- Exercise description:
Reproduce the listing below exactly, beginning with its first line and ending with the line that holds "import seaborn as sns"; pictures are not part of the copy.

─── Recorded data ───

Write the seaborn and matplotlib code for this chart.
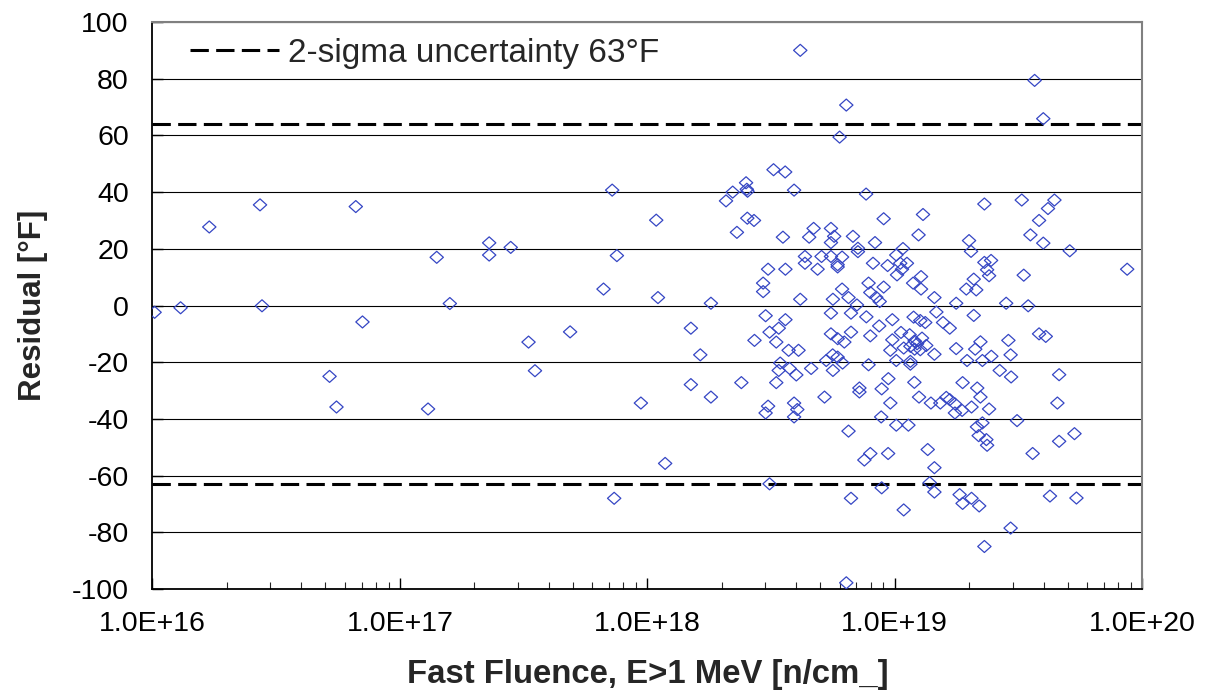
import numpy as np
import pandas as pd
import matplotlib
matplotlib.use("Agg")
import matplotlib.pyplot as plt
from matplotlib.path import Path
from matplotlib.markers import MarkerStyle
from matplotlib.ticker import FixedLocator, LogLocator, NullFormatter, FuncFormatter
from matplotlib.lines import Line2D
import seaborn as sns

# ---- data: log10 of fast fluence (n/cm^2) and residual (degF) ----
log10_fluence = [
    16.009, 16.114, 16.230, 16.435, 16.443, 16.822, 16.849, 16.716, 16.744, 17.149,
    17.202, 17.114, 17.361, 17.361, 17.448, 17.520, 17.546, 17.688, 17.823,
    18.618, 18.804, 18.777, 18.510, 18.557, 17.858, 18.593, 18.399, 18.345, 18.318,
    18.402, 18.405, 18.036, 18.404, 18.431, 18.362, 18.548, 18.672, 18.654, 18.742,
    18.755, 18.742, 18.831, 18.851, 18.851, 17.877, 18.488, 18.558, 18.637, 18.637,
    18.704, 18.688, 18.742, 18.787, 18.769, 18.769, 18.043, 18.257, 18.468, 18.468,
    18.618, 18.787, 18.750, 18.813, 18.847, 18.478, 18.558, 18.742, 18.823,
    18.176, 18.494, 18.531, 18.433, 18.521, 18.571, 18.611, 18.742, 18.823, 18.769,
    18.796, 18.214, 18.749, 18.769, 18.723, 18.789, 18.537, 18.531, 18.575, 18.602,
    18.662, 18.750, 18.176, 18.380, 18.521, 18.257, 17.974, 18.716, 18.857, 18.857,
    18.488, 18.478, 18.593, 18.606, 18.593, 18.813, 18.072, 18.494, 17.866, 18.823,
    18.804,
    19.565, 19.600, 18.884, 19.362, 19.513, 19.645, 19.619, 19.583, 18.955, 19.114,
    19.096, 18.920, 19.548, 19.600, 19.707, 19.300, 19.308, 19.033, 19.006, 18.912,
    18.971, 19.022, 19.049, 19.009, 19.029, 19.362, 19.389, 19.373, 19.381, 19.521,
    19.939, 18.894, 18.955, 18.901, 18.939, 18.925, 19.074, 19.106, 19.106, 19.160,
    19.248, 19.319, 19.289, 19.329, 19.450, 19.539, 18.885,
    18.990, 19.076, 19.103, 19.168, 19.195, 19.222, 19.123, 19.319, 18.937, 18.901,
    18.990, 19.025, 19.060, 19.080, 19.090, 19.110, 18.982, 19.036, 19.063, 19.080,
    19.103, 19.127, 19.160, 19.006, 19.063, 19.063, 18.894, 19.248, 19.292, 19.325,
    19.346, 19.354, 19.390, 19.459, 19.468, 19.583, 19.610, 19.424, 19.470, 19.664,
    18.974, 18.947, 19.079, 19.098, 18.982, 18.945, 19.006, 19.055, 19.146, 19.184,
    19.208, 19.222, 19.243, 19.243, 19.272, 19.274, 19.310, 19.333, 19.346, 19.381,
    19.494, 19.657, 19.332, 19.354, 19.339, 19.370, 19.373, 19.133, 19.160, 18.901,
    18.877, 18.973, 19.557, 19.664, 19.726, 18.947, 19.141, 19.160, 19.036, 19.262,
    19.274, 19.310, 19.341, 19.468, 19.362, 19.627, 19.734,
]
residual_F = [
    -2.4, -0.8, 27.7, 35.5, -0.1, 34.9, -5.8, -25.0, -35.8, 17.0,
    0.7, -36.5, 22.1, 17.8, 20.5, -12.9, -23.0, -9.3, 5.8,
    90.0, 70.7, 59.4, 47.9, 47.1, 40.7, 40.7, 43.3, 40.0, 36.9,
    41.0, 40.3, 30.1, 30.8, 30.0, 25.8, 24.1, 27.2, 24.1, 27.2,
    24.4, 22.2, 24.4, 20.2, 19.0, 17.6, 12.8, 12.8, 17.3, 14.9,
    17.3, 12.8, 17.3, 17.1, 14.4, 13.6, 2.8, 0.8, 7.9, 4.9,
    2.2, 5.8, 2.2, 2.8, 0.2, -3.6, -5.0, -2.7, -2.7,
    -8.0, -9.4, -8.0, -12.3, -12.9, -15.8, -15.8, -10.0, -9.4, -11.7,
    -12.9, -17.4, -17.4, -18.2, -19.4, -20.3, -20.3, -22.9, -22.2, -24.5,
    -22.2, -22.9, -27.9, -27.2, -27.2, -32.3, -34.4, -32.3, -29.1, -30.5,
    -35.5, -37.9, -34.4, -36.7, -39.3, -44.3, -55.7, -62.9, -68.0, -68.0,
    -97.8,
    79.4, 65.9, 39.3, 35.8, 37.2, 37.2, 34.2, 30.0, 30.6, 32.1,
    24.9, 22.2, 24.9, 22.0, 19.3, 22.9, 19.1, 20.1, 17.8, 14.9,
    14.1, 14.9, 14.9, 10.8, 12.8, 15.2, 15.9, 12.6, 10.5, 10.7,
    12.8, 7.9, 6.5, 4.6, 1.4, 2.9, 7.9, 10.2, 5.8, 2.8,
    0.8, 9.3, 5.8, 5.5, 0.8, -0.1, -4.0,
    -5.0, -4.1, -5.3, -2.3, -6.0, -8.0, -6.0, -3.5, -7.2, -10.7,
    -12.1, -9.5, -10.3, -12.5, -13.5, -11.5, -15.8, -15.0, -14.4, -15.4,
    -15.6, -14.1, -17.2, -19.4, -19.7, -20.7, -20.9, -15.2, -19.4, -15.4,
    -12.8, -19.4, -17.9, -12.3, -17.4, -10.0, -10.9, -22.9, -25.2, -24.4,
    -25.8, -29.4, -27.1, -32.3, -34.4, -39.3, -42.2, -42.2, -34.4, -34.4,
    -32.4, -33.2, -34.7, -37.9, -37.0, -27.2, -35.8, -29.1, -32.3, -36.5,
    -40.6, -34.4, -42.8, -41.4, -45.9, -47.3, -49.3, -50.8, -57.2, -52.2,
    -54.5, -52.2, -52.2, -47.9, -45.2, -64.3, -62.5, -65.8, -72.1, -66.7,
    -69.8, -68.0, -70.7, -78.5, -85.0, -67.2, -67.9,
]
upper_limit = 64.0
lower_limit = -63.0
legend_label = "2-sigma uncertainty 63°F"
x_ticks = [1e16, 1e17, 1e18, 1e19, 1e20]
x_tick_labels = ["1.0E+16", "1.0E+17", "1.0E+18", "1.0E+19", "1.0E+20"]
y_ticks = [-100, -80, -60, -40, -20, 0, 20, 40, 60, 80, 100]

df = pd.DataFrame({"fluence": 10 ** np.array(log10_fluence), "residual": residual_F})

# ---- style ----
sns.set_theme(style="white")
plt.rcParams["font.family"] = ["Liberation Sans", "DejaVu Sans"]
plt.rcParams["axes.unicode_minus"] = False

fig = plt.figure(figsize=(12.17, 6.96), dpi=100)
ax = fig.add_axes([0.1252, 0.1537, 0.8134, 0.8147])

ax.set_xscale("log")
ax.set_xlim(1e16, 1e20)
ax.set_ylim(-100, 100)

# horizontal gridlines
for yv in y_ticks:
    ax.axhline(yv, color="black", lw=0.8, zorder=1)

diamond = Path([(-1, 0), (0, 0.9), (1, 0), (0, -0.9), (-1, 0)], closed=True)
sns.scatterplot(data=df, x="fluence", y="residual", ax=ax,
                marker=MarkerStyle(diamond), s=92, facecolor="none",
                edgecolor="#3546C4", linewidth=0.9, zorder=3, legend=False)

dash_style = (0, (6, 2.4))
ax.axhline(upper_limit, color="black", lw=2.2, ls=dash_style, zorder=2)
ax.axhline(lower_limit, color="black", lw=2.2, ls=dash_style, zorder=2)

# ticks
ax.xaxis.set_major_locator(FixedLocator(x_ticks))
ax.xaxis.set_major_formatter(FuncFormatter(lambda v, p: x_tick_labels[x_ticks.index(v)] if v in x_ticks else ""))
ax.xaxis.set_minor_locator(LogLocator(base=10, subs=np.arange(2, 10)))
ax.xaxis.set_minor_formatter(NullFormatter())
ax.set_yticks(y_ticks)
ax.tick_params(axis="x", which="major", direction="in", length=8, width=1.0,
               labelsize=20.5, pad=16, bottom=True, colors="black")
ax.tick_params(axis="x", which="minor", direction="in", length=5, width=0.8, bottom=True)
ax.tick_params(axis="y", which="major", direction="in", length=8, width=1.0,
               labelsize=20.5, pad=17, left=True, colors="black")

for side in ["top", "right"]:
    ax.spines[side].set_color("#808080")
    ax.spines[side].set_linewidth(1.5)
for side in ["left", "bottom"]:
    ax.spines[side].set_color("black")
    ax.spines[side].set_linewidth(1.3)

ax.set_xlabel("Fast Fluence, E>1 MeV [n/cm_]", fontsize=23.7, fontweight="bold", labelpad=16)
ax.set_ylabel("Residual [°F]", fontsize=22.5, fontweight="bold", labelpad=17)

handle = Line2D([0], [0], color="black", lw=2.2, ls=dash_style)
leg = ax.legend([handle], [legend_label], loc="center left", frameon=False,
                fontsize=24, handlelength=2.67, handletextpad=0.25,
                borderpad=0, bbox_to_anchor=(0.0384, 0.9453), borderaxespad=0)

fig.savefig("out.png", dpi=100, facecolor="white")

───

- Written answer:
Write the seaborn and matplotlib code for this chart.
import numpy as np
import pandas as pd
import matplotlib
matplotlib.use("Agg")
import matplotlib.pyplot as plt
from matplotlib.path import Path
from matplotlib.markers import MarkerStyle
from matplotlib.ticker import FixedLocator, LogLocator, NullFormatter, FuncFormatter
from matplotlib.lines import Line2D
import seaborn as sns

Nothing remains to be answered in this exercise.